A Hypnotist Who Doesn’t Use Hypnosis?

Let’s just say that again in case it didn’t sink in. Martin Taylor is a hypnotist, works as a hypnotist, has been a stage hypnotist for over fifteen years. Yet he doesn’t use hypnosis.

So What’s Going On?

Recently psychologists have dramatically revised their ideas about how hypnosis works, and the modern theory is that of social compliance. Broadly, this means that there is no altered state when you are hypnotised – no trance, no sleep, and nothing mysterious at all. Hypnosis simply works because the subjects believe it will.

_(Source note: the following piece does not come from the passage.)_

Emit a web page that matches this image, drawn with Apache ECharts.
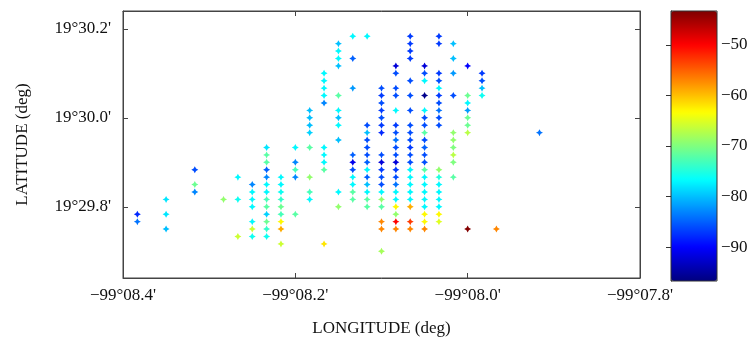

On stage, it works through the hypnotist’s skill in combining three factors:

  • Suggestion: when we are told to feel something, there is a strong subconscious force which makes us really feel it.
  • Social pressure: people want to behave the way their friends are behaving; if their friends appear to be under a hypnotist’s power, they will want to act the same way.
  • Simple obedience: people will generally do as they are told, especially by someone in authority.

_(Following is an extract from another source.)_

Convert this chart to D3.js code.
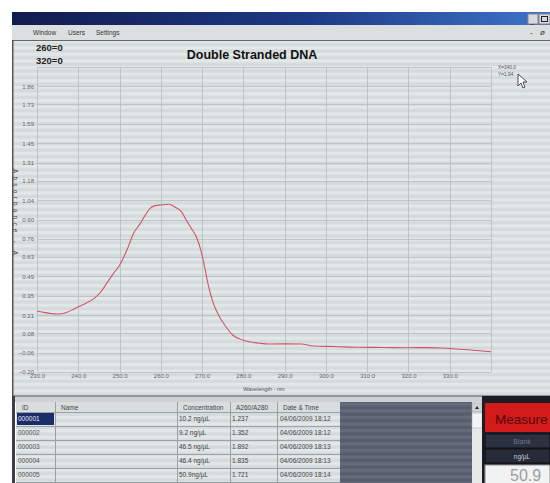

So how is this relevant to Martin’s show?

Other stage hypnotists still present hypnosis the old-fashioned way as if they were inducing a mysterious state of mind – some even believe it works like this! Martin is totally up-front about what he is doing. His scientific approach means he can tell people there is no sleep, no trance, no zombie-state. That’s why he’s called the hypnotist who opens your eyes – people are ‘hypnotised’ literally with their eyes open! Yet the show still has all the laughs, the wonder, the excitement of any hypnotist show you’ll see anywhere else.

And the advantages?

  • It’s fast. Other hypnotists have to waste time ‘inducing’ a ‘trance’, or at least giving the appearance of one. Because Martin demonstrates there is no trance, there is no time wasted producing one.
  • It’s safe. With media hysteria about how dangerous hypnosis can be, Martin’s show just has to be safe: he makes it clear there’s no hypnosis involved; although the subjects are behaving in bizarre ways, they know what they’re doing, and they can resist if they want to.
  • It’s honest. Students are an intelligent bunch, and they don’t want to be fobbed off with stupid, outdated ideas and gimmicks. As a simple ethical matter, Martin feels it’s morally right to tell them the truth about what they see on stage.
  • It can be performed where trance hypnosis is banned. Many venues have regulations which prevent them putting on hypnosis shows, but there’s nothing to stop them staging Martin’s act, presenting it as psychological illusion and magic.